### WORKING DATA
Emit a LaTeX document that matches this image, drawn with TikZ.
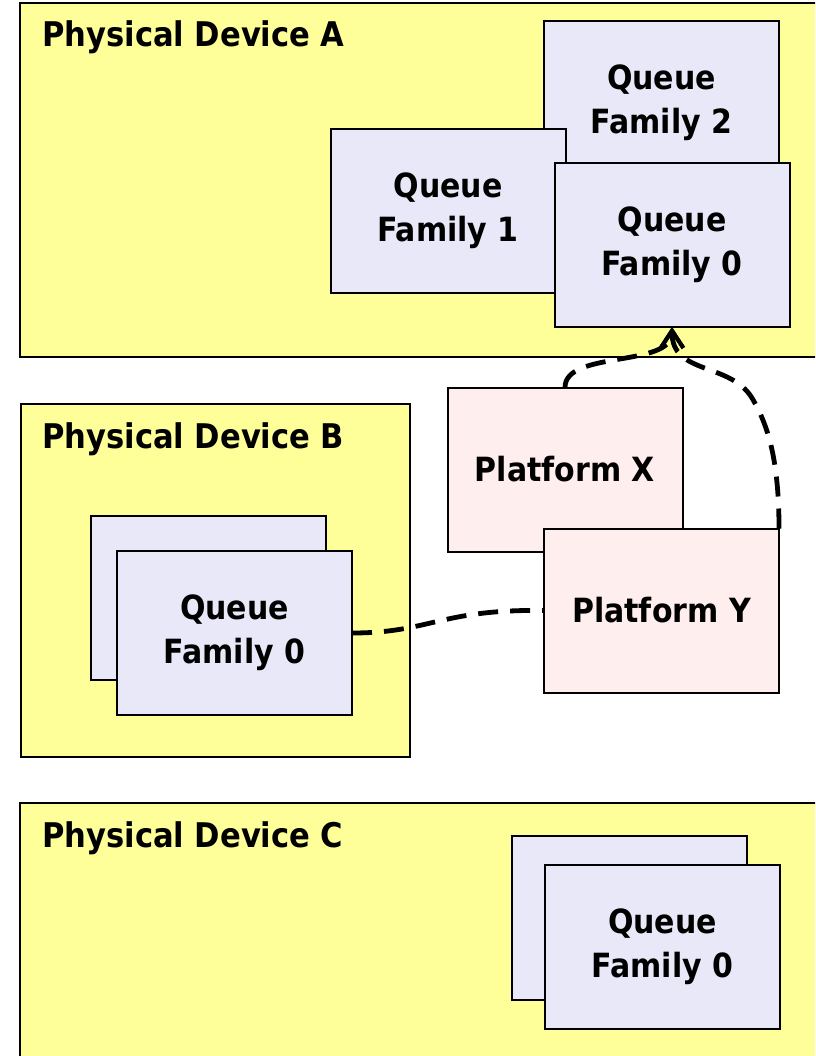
\documentclass[tikz,border=0pt]{standalone}
\usepackage{fontspec}
\setmainfont{DejaVu Sans Condensed}
\usetikzlibrary{arrows.meta}
\definecolor{devyellow}{HTML}{FFFF99}
\definecolor{qlav}{HTML}{E8E8F8}
\definecolor{plpink}{HTML}{FFEEEE}
\tikzset{
  devbox/.style={draw=black, fill=devyellow, line width=1.3pt, inner sep=0pt, outer sep=0pt},
  devlabel/.style={anchor=base west, inner sep=0pt, font=\fontsize{25.5pt}{30pt}\selectfont\bfseries},
  qbox/.style={draw=black, fill=qlav, line width=1.5pt, inner sep=0pt, outer sep=0pt,
    minimum width=176.25pt, minimum height=123pt, align=center,
    font=\fontsize{25pt}{33pt}\selectfont\bfseries},
  pbox/.style={qbox, fill=plpink},
  conn/.style={draw=black, line width=3.6pt, dash pattern=on 15pt off 9pt},
  tipv/.style={-{Straight Barb[length=13pt, width=17pt, line width=3pt]}}
}
\begin{document}
\begin{tikzpicture}[x=0.75pt, y=-0.75pt]
\useasboundingbox (0,0) rectangle (815,1056);
\clip (0,0) rectangle (815,1056);
\fill[white] (0,0) rectangle (815,1056);
% Device A
\node[devbox, minimum width=607.5pt, minimum height=265.5pt] (devA) at (425,180) {};
\node[devlabel] (labA) at (42,47) {Physical Device A};
\node[qbox] (qa2) at (661.5,103) {Queue\\Family 2};
\node[qbox] (qa1) at (448,210.5) {Queue\\Family 1};
\node[qbox] (qa0) at (672,245) {Queue\\Family 0};
% Device B
\node[devbox, minimum width=291.75pt, minimum height=264.75pt] (devB) at (215.5,580.5) {};
\node[devlabel] (labB) at (42,448) {Physical Device B};
\node[qbox] (qbb) at (208,597.5) {};
\node[qbox] (qb0) at (234.5,633) {Queue\\Family 0};
% Device C
\node[devbox, minimum width=607.5pt, minimum height=200.25pt] (devC) at (425,936.5) {};
\node[devlabel] (labC) at (42,847) {Physical Device C};
\node[qbox] (qcb) at (629.5,917.5) {};
\node[qbox] (qc0) at (662.5,947) {Queue\\Family 0};
% Platforms
\node[pbox] (px) at (565,469.5) {Platform X};
\node[pbox] (py) at (661.5,610.5) {Platform Y};
% Connectors
\draw[conn, tipv] (px.north) .. controls (565,350) and (672,368) .. (qa0.south);
\draw[conn, tipv] (py.north east) .. controls (779,460) and (768,425) .. (752,398)
   .. controls (730,362) and (672,375) .. (qa0.south);
\draw[conn] (qb0.east) .. controls (430,633) and (440,609) .. (py.west);
\end{tikzpicture}
\end{document}
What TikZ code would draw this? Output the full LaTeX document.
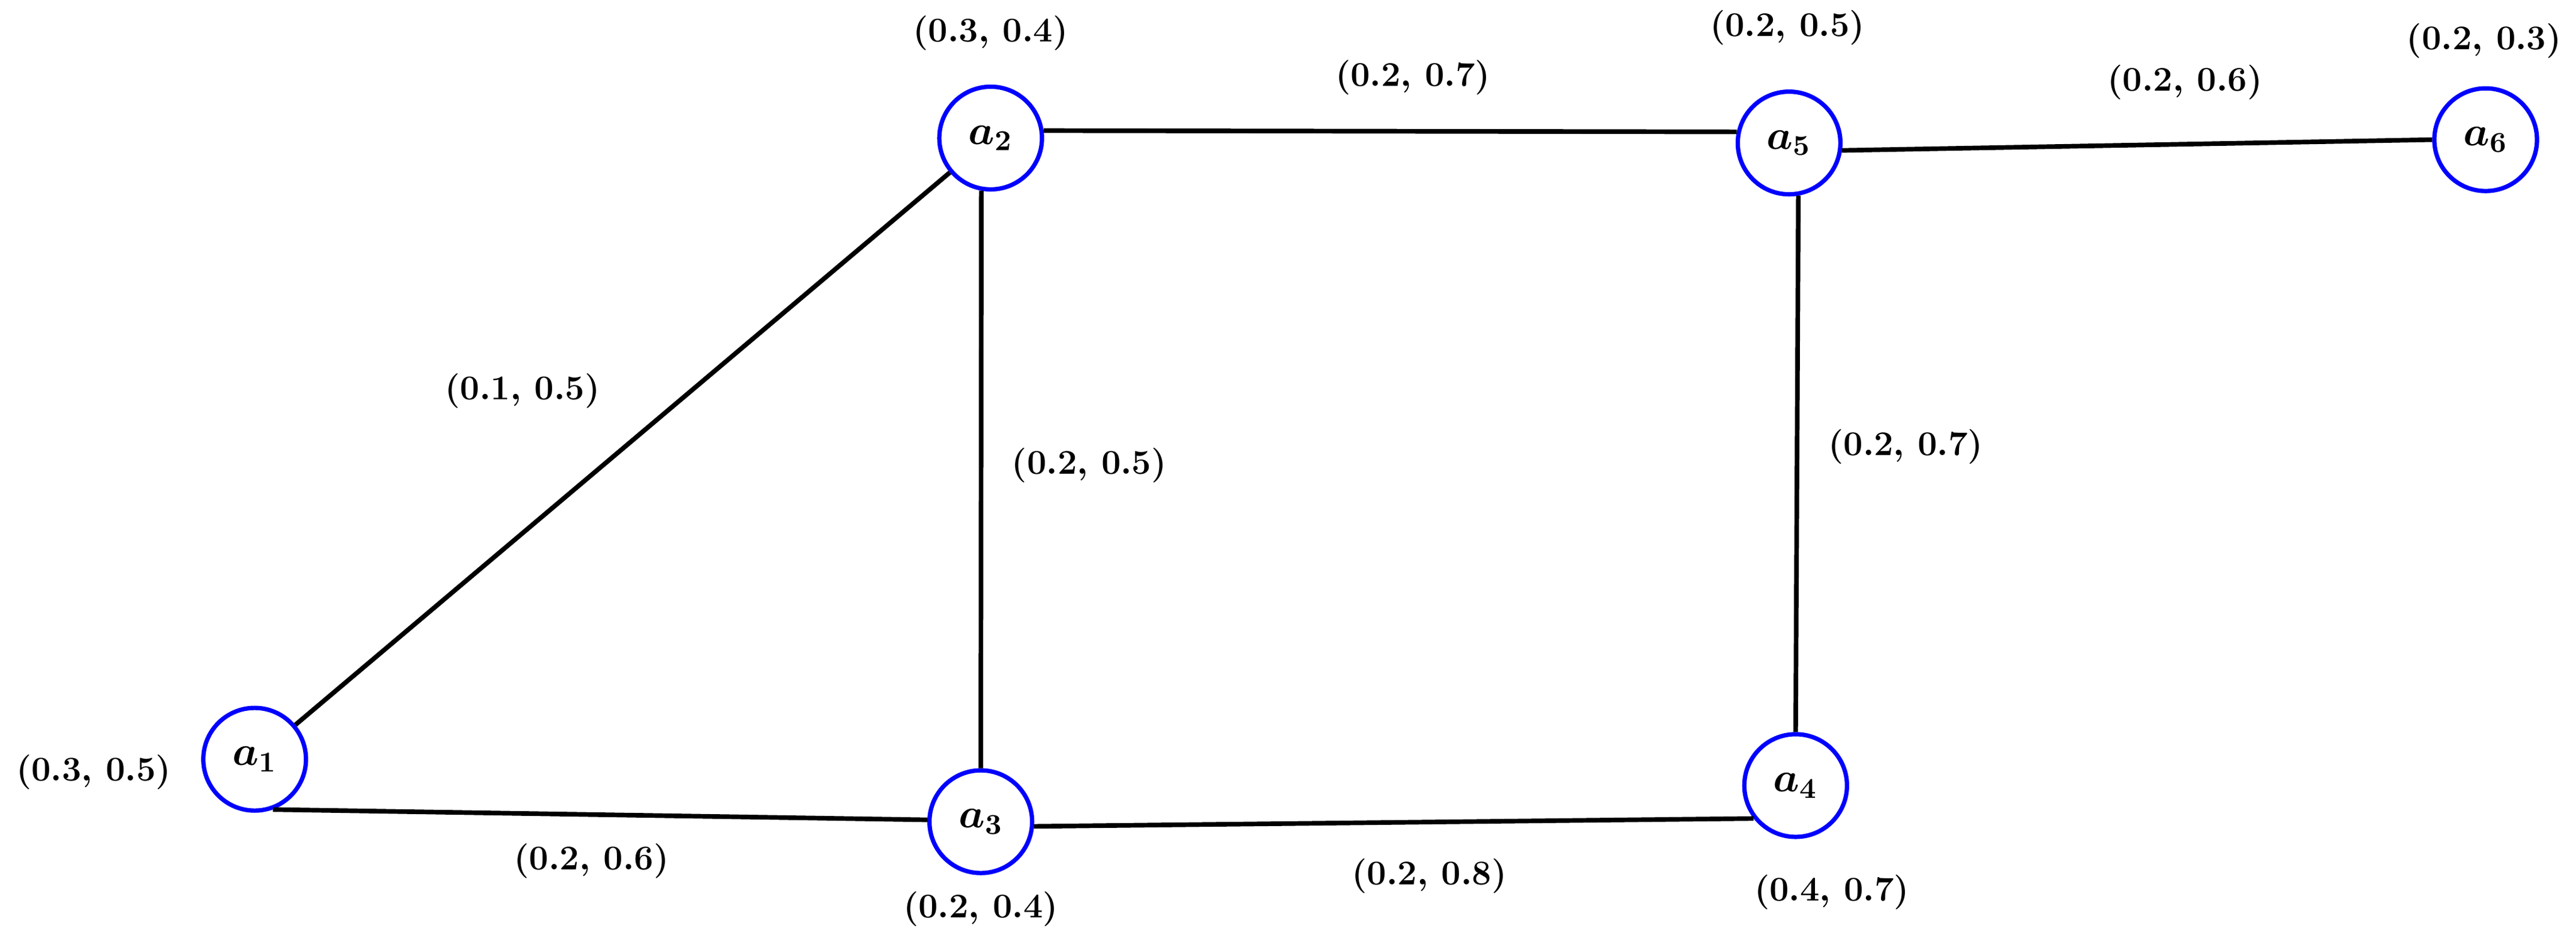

### WHAT THE TASK REQUIRES
Transcribe each entry above exactly, apart from the pictures.

### TASK RESPONSE
Emit a LaTeX document that matches this image, drawn with TikZ.
\documentclass[tikz,border=0pt]{standalone}
\usepackage{fontspec}
\setmainfont{DejaVu Sans Condensed}
\usetikzlibrary{arrows.meta}
\definecolor{devyellow}{HTML}{FFFF99}
\definecolor{qlav}{HTML}{E8E8F8}
\definecolor{plpink}{HTML}{FFEEEE}
\tikzset{
  devbox/.style={draw=black, fill=devyellow, line width=1.3pt, inner sep=0pt, outer sep=0pt},
  devlabel/.style={anchor=base west, inner sep=0pt, font=\fontsize{25.5pt}{30pt}\selectfont\bfseries},
  qbox/.style={draw=black, fill=qlav, line width=1.5pt, inner sep=0pt, outer sep=0pt,
    minimum width=176.25pt, minimum height=123pt, align=center,
    font=\fontsize{25pt}{33pt}\selectfont\bfseries},
  pbox/.style={qbox, fill=plpink},
  conn/.style={draw=black, line width=3.6pt, dash pattern=on 15pt off 9pt},
  tipv/.style={-{Straight Barb[length=13pt, width=17pt, line width=3pt]}}
}
\begin{document}
\begin{tikzpicture}[x=0.75pt, y=-0.75pt]
\useasboundingbox (0,0) rectangle (815,1056);
\clip (0,0) rectangle (815,1056);
\fill[white] (0,0) rectangle (815,1056);
% Device A
\node[devbox, minimum width=607.5pt, minimum height=265.5pt] (devA) at (425,180) {};
\node[devlabel] (labA) at (42,47) {Physical Device A};
\node[qbox] (qa2) at (661.5,103) {Queue\\Family 2};
\node[qbox] (qa1) at (448,210.5) {Queue\\Family 1};
\node[qbox] (qa0) at (672,245) {Queue\\Family 0};
% Device B
\node[devbox, minimum width=291.75pt, minimum height=264.75pt] (devB) at (215.5,580.5) {};
\node[devlabel] (labB) at (42,448) {Physical Device B};
\node[qbox] (qbb) at (208,597.5) {};
\node[qbox] (qb0) at (234.5,633) {Queue\\Family 0};
% Device C
\node[devbox, minimum width=607.5pt, minimum height=200.25pt] (devC) at (425,936.5) {};
\node[devlabel] (labC) at (42,847) {Physical Device C};
\node[qbox] (qcb) at (629.5,917.5) {};
\node[qbox] (qc0) at (662.5,947) {Queue\\Family 0};
% Platforms
\node[pbox] (px) at (565,469.5) {Platform X};
\node[pbox] (py) at (661.5,610.5) {Platform Y};
% Connectors
\draw[conn, tipv] (px.north) .. controls (565,350) and (672,368) .. (qa0.south);
\draw[conn, tipv] (py.north east) .. controls (779,460) and (768,425) .. (752,398)
   .. controls (730,362) and (672,375) .. (qa0.south);
\draw[conn] (qb0.east) .. controls (430,633) and (440,609) .. (py.west);
\end{tikzpicture}
\end{document}
What TikZ code would draw this? Output the full LaTeX document.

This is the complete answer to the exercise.